— Start PROVIDED DATA —
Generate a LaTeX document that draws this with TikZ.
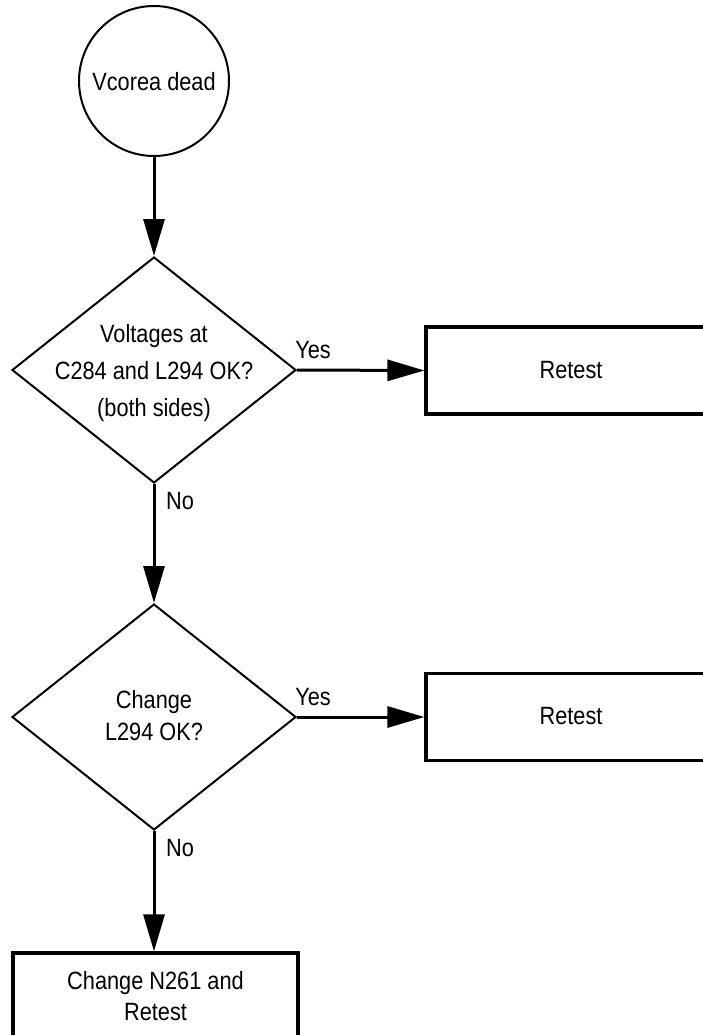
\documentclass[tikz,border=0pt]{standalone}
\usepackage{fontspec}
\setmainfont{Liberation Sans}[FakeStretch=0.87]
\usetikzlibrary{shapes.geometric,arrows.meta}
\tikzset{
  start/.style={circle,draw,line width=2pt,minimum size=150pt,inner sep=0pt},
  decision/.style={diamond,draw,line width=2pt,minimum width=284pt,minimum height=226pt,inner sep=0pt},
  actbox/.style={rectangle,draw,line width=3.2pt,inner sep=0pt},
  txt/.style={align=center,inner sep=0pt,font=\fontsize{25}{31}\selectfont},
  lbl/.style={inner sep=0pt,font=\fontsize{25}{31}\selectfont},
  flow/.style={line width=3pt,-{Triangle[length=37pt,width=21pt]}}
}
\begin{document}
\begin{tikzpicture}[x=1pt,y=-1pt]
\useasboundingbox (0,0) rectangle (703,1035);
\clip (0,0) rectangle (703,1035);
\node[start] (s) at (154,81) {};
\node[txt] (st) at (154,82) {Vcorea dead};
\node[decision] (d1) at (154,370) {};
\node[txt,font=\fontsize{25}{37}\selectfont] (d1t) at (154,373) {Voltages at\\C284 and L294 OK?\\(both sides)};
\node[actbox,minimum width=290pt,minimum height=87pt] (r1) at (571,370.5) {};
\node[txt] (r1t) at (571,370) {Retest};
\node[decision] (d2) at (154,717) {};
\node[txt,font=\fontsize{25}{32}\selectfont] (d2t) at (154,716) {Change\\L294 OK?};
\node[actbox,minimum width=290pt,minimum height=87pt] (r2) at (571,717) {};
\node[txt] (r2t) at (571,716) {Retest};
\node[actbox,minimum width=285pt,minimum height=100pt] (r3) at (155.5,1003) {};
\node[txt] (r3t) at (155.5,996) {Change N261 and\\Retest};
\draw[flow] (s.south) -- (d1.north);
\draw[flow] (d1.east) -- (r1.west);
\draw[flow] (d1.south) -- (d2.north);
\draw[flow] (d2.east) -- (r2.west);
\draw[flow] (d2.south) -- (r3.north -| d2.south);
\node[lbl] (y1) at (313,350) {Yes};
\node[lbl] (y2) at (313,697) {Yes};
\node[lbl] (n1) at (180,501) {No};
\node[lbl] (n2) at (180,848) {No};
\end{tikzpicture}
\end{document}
— End PROVIDED DATA —
* _WRITTEN INSTRUCTION_: Repeat all of the data above word for word, minus the pictures.

* _THE OUTPUT_:
Generate a LaTeX document that draws this with TikZ.
\documentclass[tikz,border=0pt]{standalone}
\usepackage{fontspec}
\setmainfont{Liberation Sans}[FakeStretch=0.87]
\usetikzlibrary{shapes.geometric,arrows.meta}
\tikzset{
  start/.style={circle,draw,line width=2pt,minimum size=150pt,inner sep=0pt},
  decision/.style={diamond,draw,line width=2pt,minimum width=284pt,minimum height=226pt,inner sep=0pt},
  actbox/.style={rectangle,draw,line width=3.2pt,inner sep=0pt},
  txt/.style={align=center,inner sep=0pt,font=\fontsize{25}{31}\selectfont},
  lbl/.style={inner sep=0pt,font=\fontsize{25}{31}\selectfont},
  flow/.style={line width=3pt,-{Triangle[length=37pt,width=21pt]}}
}
\begin{document}
\begin{tikzpicture}[x=1pt,y=-1pt]
\useasboundingbox (0,0) rectangle (703,1035);
\clip (0,0) rectangle (703,1035);
\node[start] (s) at (154,81) {};
\node[txt] (st) at (154,82) {Vcorea dead};
\node[decision] (d1) at (154,370) {};
\node[txt,font=\fontsize{25}{37}\selectfont] (d1t) at (154,373) {Voltages at\\C284 and L294 OK?\\(both sides)};
\node[actbox,minimum width=290pt,minimum height=87pt] (r1) at (571,370.5) {};
\node[txt] (r1t) at (571,370) {Retest};
\node[decision] (d2) at (154,717) {};
\node[txt,font=\fontsize{25}{32}\selectfont] (d2t) at (154,716) {Change\\L294 OK?};
\node[actbox,minimum width=290pt,minimum height=87pt] (r2) at (571,717) {};
\node[txt] (r2t) at (571,716) {Retest};
\node[actbox,minimum width=285pt,minimum height=100pt] (r3) at (155.5,1003) {};
\node[txt] (r3t) at (155.5,996) {Change N261 and\\Retest};
\draw[flow] (s.south) -- (d1.north);
\draw[flow] (d1.east) -- (r1.west);
\draw[flow] (d1.south) -- (d2.north);
\draw[flow] (d2.east) -- (r2.west);
\draw[flow] (d2.south) -- (r3.north -| d2.south);
\node[lbl] (y1) at (313,350) {Yes};
\node[lbl] (y2) at (313,697) {Yes};
\node[lbl] (n1) at (180,501) {No};
\node[lbl] (n2) at (180,848) {No};
\end{tikzpicture}
\end{document}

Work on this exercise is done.